_DATA LINES_.
----------------
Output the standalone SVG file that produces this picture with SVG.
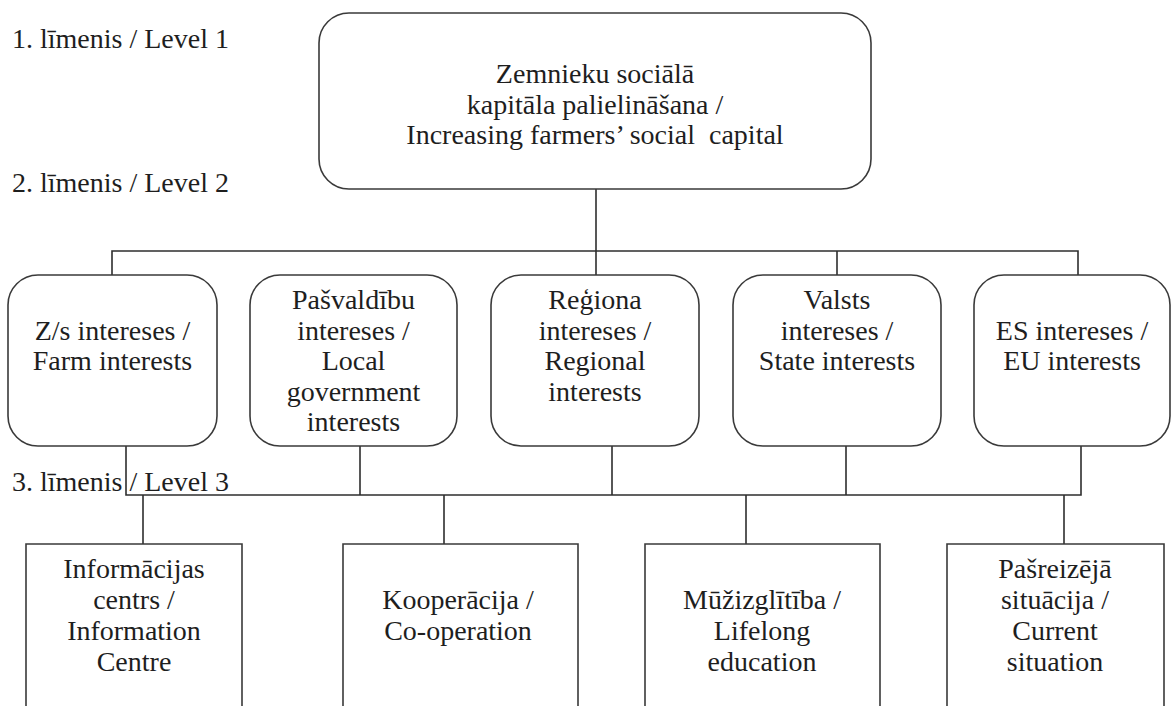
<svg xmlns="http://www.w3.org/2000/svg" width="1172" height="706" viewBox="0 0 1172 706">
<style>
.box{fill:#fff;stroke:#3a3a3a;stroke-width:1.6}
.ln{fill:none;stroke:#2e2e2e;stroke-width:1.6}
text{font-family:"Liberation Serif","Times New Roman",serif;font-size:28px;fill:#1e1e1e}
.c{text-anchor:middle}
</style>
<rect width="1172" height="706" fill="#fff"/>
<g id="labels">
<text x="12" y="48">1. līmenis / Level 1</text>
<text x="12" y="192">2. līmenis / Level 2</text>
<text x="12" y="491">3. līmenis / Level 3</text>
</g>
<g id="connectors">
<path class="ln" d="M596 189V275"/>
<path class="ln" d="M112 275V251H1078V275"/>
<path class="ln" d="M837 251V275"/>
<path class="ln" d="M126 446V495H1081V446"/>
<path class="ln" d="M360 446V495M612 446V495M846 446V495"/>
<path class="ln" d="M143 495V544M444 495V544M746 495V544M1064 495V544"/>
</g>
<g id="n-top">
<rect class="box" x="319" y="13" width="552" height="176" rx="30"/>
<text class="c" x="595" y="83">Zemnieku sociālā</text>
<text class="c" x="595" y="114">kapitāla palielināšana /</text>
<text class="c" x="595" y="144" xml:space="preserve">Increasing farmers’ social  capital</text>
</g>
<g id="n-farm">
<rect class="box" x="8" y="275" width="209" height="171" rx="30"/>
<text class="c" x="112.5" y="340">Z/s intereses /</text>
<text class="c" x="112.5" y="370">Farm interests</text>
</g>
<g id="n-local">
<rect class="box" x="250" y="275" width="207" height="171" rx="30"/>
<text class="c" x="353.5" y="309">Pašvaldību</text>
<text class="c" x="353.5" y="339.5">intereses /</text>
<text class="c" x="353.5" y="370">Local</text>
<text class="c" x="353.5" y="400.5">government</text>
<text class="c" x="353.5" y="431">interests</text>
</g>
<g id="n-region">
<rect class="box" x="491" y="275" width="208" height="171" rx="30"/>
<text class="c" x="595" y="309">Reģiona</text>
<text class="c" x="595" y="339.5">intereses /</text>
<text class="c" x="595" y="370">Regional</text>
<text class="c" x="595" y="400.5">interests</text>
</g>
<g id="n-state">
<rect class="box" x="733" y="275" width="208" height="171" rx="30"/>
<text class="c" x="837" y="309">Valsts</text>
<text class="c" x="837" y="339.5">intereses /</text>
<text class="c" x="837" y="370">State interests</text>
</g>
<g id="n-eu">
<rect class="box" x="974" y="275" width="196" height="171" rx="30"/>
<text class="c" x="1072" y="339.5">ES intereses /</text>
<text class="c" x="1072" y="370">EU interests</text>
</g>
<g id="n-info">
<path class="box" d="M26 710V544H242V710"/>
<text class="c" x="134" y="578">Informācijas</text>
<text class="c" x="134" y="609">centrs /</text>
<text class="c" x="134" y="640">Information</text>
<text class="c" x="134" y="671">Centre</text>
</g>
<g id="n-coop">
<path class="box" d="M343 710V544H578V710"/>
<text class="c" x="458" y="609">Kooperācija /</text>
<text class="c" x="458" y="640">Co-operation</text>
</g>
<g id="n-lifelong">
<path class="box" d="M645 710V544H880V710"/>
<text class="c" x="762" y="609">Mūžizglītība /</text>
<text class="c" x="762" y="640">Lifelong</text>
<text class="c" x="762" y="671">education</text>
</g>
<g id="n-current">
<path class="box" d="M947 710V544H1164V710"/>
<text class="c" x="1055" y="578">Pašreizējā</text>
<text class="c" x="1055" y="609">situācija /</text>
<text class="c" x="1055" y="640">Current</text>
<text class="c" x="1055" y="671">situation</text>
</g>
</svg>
----------------
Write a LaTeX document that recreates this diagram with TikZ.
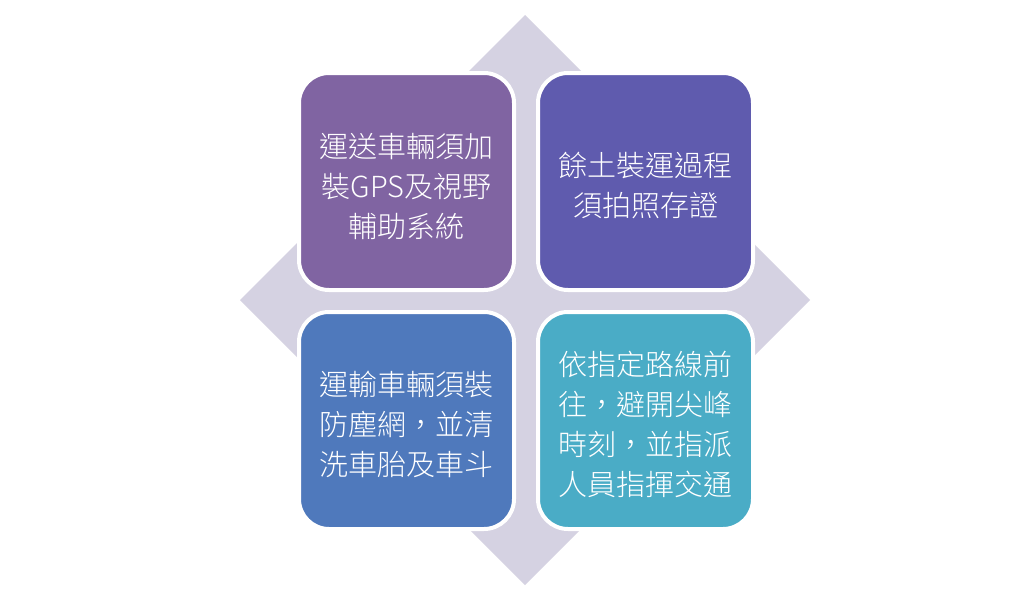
----------------
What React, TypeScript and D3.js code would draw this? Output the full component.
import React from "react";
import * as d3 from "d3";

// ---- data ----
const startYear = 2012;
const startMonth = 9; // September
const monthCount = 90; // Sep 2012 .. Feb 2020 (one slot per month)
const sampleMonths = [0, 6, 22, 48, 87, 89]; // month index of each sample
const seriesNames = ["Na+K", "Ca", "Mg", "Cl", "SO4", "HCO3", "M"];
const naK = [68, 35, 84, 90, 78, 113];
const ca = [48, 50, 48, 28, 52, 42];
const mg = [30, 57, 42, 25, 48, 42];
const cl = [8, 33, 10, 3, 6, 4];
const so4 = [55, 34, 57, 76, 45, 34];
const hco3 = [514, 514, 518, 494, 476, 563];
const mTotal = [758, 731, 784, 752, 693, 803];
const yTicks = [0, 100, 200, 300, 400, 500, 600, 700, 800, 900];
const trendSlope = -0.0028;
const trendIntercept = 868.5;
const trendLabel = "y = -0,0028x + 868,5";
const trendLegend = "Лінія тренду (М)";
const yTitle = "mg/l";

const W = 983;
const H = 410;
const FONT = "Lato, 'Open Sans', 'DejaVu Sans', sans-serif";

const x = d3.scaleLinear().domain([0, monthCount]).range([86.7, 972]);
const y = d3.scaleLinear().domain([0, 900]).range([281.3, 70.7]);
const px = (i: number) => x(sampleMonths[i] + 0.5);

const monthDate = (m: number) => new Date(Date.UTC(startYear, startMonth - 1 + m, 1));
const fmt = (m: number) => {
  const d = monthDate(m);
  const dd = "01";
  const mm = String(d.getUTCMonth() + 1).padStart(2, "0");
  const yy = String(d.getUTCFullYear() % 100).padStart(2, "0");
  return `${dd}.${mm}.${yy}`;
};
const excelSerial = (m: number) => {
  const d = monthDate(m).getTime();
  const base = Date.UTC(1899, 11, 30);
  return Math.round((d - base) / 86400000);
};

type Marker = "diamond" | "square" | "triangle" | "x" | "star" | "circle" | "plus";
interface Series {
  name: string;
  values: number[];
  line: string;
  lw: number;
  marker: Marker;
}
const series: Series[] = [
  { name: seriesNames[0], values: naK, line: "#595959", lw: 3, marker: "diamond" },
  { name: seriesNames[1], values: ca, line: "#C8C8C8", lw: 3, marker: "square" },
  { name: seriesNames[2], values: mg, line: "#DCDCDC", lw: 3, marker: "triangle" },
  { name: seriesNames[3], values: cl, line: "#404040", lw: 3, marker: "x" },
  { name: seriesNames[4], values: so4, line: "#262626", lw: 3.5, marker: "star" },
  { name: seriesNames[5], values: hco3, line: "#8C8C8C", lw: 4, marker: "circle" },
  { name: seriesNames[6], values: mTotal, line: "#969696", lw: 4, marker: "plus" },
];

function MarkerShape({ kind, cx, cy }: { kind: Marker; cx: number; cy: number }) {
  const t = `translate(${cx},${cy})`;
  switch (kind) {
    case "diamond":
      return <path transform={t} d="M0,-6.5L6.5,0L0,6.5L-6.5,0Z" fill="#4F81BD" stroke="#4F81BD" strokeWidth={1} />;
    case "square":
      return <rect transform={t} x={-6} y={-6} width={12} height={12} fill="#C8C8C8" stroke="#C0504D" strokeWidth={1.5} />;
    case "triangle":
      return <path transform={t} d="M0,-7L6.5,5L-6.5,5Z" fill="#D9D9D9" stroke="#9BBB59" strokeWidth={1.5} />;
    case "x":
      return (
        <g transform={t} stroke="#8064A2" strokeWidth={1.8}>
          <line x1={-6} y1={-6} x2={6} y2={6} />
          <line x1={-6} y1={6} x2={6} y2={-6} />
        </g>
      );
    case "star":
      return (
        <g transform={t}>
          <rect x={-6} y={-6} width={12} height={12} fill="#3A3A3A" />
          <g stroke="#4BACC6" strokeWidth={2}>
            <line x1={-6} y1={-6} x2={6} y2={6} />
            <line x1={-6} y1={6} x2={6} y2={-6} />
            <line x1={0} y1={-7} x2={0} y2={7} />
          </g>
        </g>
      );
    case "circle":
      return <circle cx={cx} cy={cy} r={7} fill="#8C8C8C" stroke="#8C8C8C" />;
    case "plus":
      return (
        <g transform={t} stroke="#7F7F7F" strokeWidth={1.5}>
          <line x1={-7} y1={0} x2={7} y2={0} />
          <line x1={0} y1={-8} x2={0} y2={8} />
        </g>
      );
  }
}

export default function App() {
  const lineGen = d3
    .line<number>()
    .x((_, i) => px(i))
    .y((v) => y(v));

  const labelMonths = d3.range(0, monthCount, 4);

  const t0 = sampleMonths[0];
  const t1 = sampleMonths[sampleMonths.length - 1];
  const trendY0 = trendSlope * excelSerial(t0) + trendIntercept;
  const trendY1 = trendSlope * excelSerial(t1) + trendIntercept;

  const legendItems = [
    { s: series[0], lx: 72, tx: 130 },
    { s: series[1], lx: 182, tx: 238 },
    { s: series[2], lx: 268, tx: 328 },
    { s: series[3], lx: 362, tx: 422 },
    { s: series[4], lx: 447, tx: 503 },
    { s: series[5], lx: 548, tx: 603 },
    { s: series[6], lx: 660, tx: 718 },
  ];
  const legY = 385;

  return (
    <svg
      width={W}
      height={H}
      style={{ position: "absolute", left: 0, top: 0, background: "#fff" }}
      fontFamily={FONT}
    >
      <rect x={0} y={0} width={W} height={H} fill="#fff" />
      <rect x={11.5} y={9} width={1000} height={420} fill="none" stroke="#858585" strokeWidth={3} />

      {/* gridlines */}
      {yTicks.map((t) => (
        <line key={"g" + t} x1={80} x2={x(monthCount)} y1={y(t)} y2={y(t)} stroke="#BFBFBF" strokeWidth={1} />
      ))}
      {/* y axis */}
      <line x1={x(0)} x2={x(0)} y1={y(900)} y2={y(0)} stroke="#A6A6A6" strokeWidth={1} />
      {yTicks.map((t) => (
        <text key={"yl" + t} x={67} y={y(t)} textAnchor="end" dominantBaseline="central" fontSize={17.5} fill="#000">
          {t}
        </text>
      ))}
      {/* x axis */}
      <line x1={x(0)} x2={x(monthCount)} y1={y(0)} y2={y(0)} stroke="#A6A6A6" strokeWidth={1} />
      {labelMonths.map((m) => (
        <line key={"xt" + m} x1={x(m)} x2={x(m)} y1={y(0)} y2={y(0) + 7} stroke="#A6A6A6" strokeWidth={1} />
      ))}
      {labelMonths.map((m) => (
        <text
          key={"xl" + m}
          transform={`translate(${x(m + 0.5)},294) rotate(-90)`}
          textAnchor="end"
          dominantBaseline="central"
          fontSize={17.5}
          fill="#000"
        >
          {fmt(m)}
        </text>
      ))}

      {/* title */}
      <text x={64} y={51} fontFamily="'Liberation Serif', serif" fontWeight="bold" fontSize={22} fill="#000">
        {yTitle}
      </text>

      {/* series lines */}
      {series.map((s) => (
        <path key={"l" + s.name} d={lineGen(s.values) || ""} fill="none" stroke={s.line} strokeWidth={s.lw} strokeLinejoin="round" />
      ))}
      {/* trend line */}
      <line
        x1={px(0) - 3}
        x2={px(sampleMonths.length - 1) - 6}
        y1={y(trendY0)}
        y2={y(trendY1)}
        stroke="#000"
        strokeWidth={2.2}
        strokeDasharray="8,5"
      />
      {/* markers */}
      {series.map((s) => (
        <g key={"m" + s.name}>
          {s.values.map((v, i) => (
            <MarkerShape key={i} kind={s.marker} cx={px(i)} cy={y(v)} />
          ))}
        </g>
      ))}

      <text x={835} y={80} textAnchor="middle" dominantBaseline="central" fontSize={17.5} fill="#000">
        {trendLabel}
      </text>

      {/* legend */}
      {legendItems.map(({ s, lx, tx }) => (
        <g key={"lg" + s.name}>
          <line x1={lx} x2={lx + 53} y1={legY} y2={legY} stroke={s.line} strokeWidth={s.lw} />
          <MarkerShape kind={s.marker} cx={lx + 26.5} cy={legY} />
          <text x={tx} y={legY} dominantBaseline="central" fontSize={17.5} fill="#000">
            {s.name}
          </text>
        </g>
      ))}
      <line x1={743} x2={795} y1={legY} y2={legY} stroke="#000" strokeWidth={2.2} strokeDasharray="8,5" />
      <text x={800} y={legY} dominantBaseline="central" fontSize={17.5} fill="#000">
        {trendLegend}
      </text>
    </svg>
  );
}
----------------
_INSTRUCTIONS TO FOLLOW_. Which lines include "this"? Copy each of them out.

_ANSWER FOR THE TASK_.
Output the standalone SVG file that produces this picture with SVG.
Write a LaTeX document that recreates this diagram with TikZ.
What React, TypeScript and D3.js code would draw this? Output the full component.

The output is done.